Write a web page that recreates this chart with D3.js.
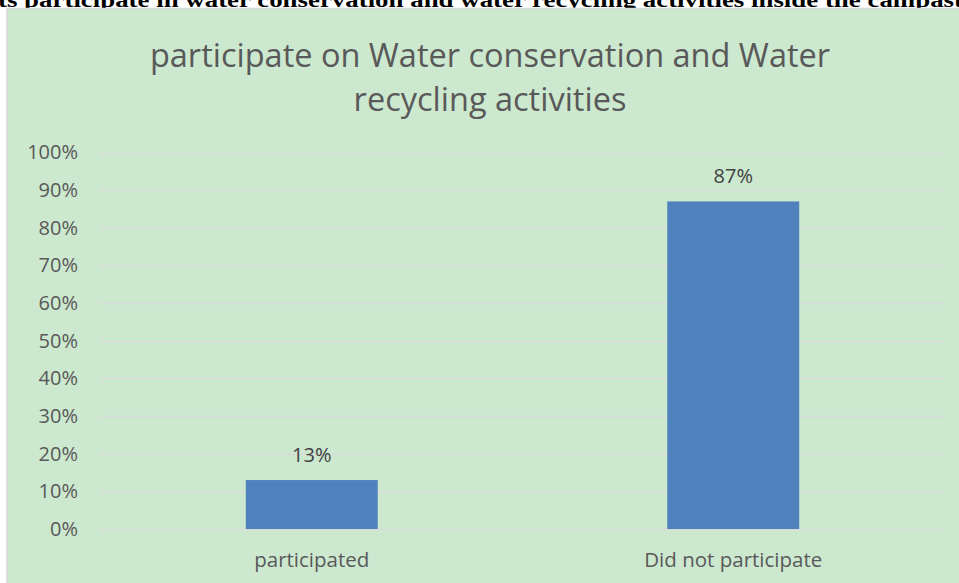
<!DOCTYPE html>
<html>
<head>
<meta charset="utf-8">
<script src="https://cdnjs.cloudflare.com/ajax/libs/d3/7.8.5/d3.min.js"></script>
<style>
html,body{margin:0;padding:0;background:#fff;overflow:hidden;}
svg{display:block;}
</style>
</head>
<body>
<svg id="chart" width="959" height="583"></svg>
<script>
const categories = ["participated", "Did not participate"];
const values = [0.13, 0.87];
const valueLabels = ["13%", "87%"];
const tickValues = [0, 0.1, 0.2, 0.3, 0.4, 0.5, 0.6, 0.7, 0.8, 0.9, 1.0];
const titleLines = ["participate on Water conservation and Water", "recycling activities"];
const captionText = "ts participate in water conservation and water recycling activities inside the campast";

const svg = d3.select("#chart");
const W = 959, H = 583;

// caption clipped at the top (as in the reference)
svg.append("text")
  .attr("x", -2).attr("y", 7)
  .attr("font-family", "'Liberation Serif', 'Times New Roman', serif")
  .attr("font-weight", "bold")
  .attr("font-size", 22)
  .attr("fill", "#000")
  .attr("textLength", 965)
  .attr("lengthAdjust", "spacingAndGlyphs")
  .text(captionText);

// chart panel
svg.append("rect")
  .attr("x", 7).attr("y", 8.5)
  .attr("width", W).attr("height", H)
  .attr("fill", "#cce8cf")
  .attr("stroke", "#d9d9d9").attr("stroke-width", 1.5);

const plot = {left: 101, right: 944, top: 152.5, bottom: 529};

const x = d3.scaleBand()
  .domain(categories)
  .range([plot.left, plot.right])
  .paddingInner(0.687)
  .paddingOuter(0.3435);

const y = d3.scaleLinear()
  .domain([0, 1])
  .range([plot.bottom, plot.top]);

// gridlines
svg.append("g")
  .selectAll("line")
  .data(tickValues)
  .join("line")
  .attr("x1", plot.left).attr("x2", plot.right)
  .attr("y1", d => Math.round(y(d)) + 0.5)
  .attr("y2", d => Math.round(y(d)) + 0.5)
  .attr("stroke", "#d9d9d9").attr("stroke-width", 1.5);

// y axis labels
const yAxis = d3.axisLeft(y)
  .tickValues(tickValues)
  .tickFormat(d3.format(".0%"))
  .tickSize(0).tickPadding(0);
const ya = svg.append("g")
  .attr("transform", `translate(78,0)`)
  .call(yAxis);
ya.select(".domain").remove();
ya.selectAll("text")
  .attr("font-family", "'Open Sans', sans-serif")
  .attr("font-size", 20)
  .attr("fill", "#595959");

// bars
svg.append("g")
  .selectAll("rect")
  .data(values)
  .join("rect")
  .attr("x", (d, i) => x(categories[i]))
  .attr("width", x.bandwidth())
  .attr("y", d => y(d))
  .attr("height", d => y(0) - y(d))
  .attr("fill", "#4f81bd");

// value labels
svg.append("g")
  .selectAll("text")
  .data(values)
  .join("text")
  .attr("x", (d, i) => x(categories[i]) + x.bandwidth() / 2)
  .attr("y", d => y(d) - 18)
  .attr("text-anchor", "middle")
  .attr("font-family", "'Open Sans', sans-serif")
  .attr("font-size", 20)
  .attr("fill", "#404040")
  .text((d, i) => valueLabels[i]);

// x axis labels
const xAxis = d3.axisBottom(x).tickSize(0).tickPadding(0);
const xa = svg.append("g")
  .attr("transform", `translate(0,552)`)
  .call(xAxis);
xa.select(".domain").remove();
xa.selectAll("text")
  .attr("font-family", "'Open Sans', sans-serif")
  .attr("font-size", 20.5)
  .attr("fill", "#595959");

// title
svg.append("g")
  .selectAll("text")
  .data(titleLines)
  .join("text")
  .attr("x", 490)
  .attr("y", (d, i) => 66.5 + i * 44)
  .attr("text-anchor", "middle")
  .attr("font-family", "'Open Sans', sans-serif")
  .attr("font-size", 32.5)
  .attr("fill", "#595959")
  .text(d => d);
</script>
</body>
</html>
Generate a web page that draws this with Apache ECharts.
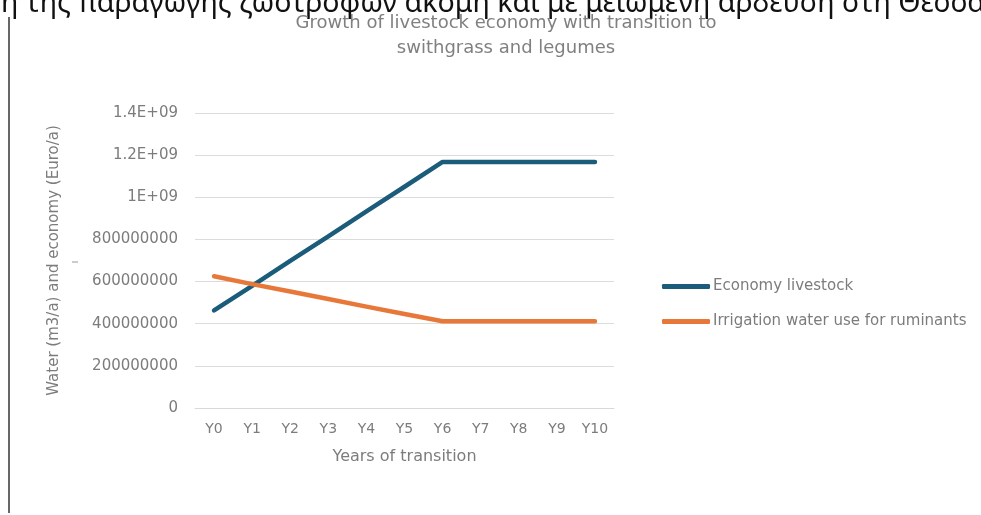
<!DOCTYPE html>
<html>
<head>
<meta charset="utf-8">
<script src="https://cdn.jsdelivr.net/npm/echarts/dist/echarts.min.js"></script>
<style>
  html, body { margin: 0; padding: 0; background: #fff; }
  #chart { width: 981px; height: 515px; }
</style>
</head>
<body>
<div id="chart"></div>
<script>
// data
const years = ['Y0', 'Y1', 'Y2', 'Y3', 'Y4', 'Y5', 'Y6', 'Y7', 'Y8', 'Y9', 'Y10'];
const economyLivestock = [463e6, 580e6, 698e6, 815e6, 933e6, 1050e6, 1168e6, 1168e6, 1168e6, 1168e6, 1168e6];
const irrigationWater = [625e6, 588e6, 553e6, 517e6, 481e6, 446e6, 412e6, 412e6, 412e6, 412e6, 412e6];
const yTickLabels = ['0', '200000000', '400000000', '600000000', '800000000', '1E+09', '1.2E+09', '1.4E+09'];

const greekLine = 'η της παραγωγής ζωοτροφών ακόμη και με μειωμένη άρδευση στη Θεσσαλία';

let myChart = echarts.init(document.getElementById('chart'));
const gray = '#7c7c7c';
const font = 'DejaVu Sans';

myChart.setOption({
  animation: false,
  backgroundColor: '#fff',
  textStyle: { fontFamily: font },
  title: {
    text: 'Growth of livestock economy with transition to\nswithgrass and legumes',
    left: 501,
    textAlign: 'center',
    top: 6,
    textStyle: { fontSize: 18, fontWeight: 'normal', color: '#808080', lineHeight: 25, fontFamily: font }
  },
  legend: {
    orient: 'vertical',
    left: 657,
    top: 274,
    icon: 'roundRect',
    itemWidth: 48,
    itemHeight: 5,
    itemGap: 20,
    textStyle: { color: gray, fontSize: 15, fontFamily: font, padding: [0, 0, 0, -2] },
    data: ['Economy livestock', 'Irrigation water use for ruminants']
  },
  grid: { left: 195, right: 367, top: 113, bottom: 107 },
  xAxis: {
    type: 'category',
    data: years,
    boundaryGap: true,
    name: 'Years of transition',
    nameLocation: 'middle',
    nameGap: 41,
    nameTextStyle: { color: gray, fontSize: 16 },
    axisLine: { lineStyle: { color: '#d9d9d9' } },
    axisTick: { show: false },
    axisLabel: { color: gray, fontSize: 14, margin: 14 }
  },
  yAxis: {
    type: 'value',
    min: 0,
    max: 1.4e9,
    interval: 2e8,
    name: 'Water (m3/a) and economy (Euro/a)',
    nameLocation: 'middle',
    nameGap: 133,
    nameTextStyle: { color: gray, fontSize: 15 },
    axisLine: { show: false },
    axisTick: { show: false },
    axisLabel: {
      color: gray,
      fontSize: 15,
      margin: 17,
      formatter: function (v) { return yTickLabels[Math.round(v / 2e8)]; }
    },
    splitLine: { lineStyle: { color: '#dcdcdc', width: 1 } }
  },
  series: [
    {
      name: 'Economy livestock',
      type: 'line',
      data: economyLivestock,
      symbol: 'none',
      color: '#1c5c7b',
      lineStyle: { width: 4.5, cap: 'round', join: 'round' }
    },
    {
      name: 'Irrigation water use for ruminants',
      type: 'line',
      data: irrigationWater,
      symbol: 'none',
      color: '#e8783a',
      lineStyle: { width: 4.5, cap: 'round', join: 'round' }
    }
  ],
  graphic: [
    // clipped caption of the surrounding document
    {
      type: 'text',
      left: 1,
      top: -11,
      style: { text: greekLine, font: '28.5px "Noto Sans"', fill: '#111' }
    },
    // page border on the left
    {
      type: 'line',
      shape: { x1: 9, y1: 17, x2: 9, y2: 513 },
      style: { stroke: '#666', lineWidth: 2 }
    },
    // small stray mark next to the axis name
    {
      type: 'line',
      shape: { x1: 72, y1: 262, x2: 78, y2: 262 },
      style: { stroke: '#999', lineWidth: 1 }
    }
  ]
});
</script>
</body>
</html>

### [TASK]
Copy every line of the listing that includes the string "this".

### [FULL RESPONSE]
Write a web page that recreates this chart with D3.js.
Generate a web page that draws this with Apache ECharts.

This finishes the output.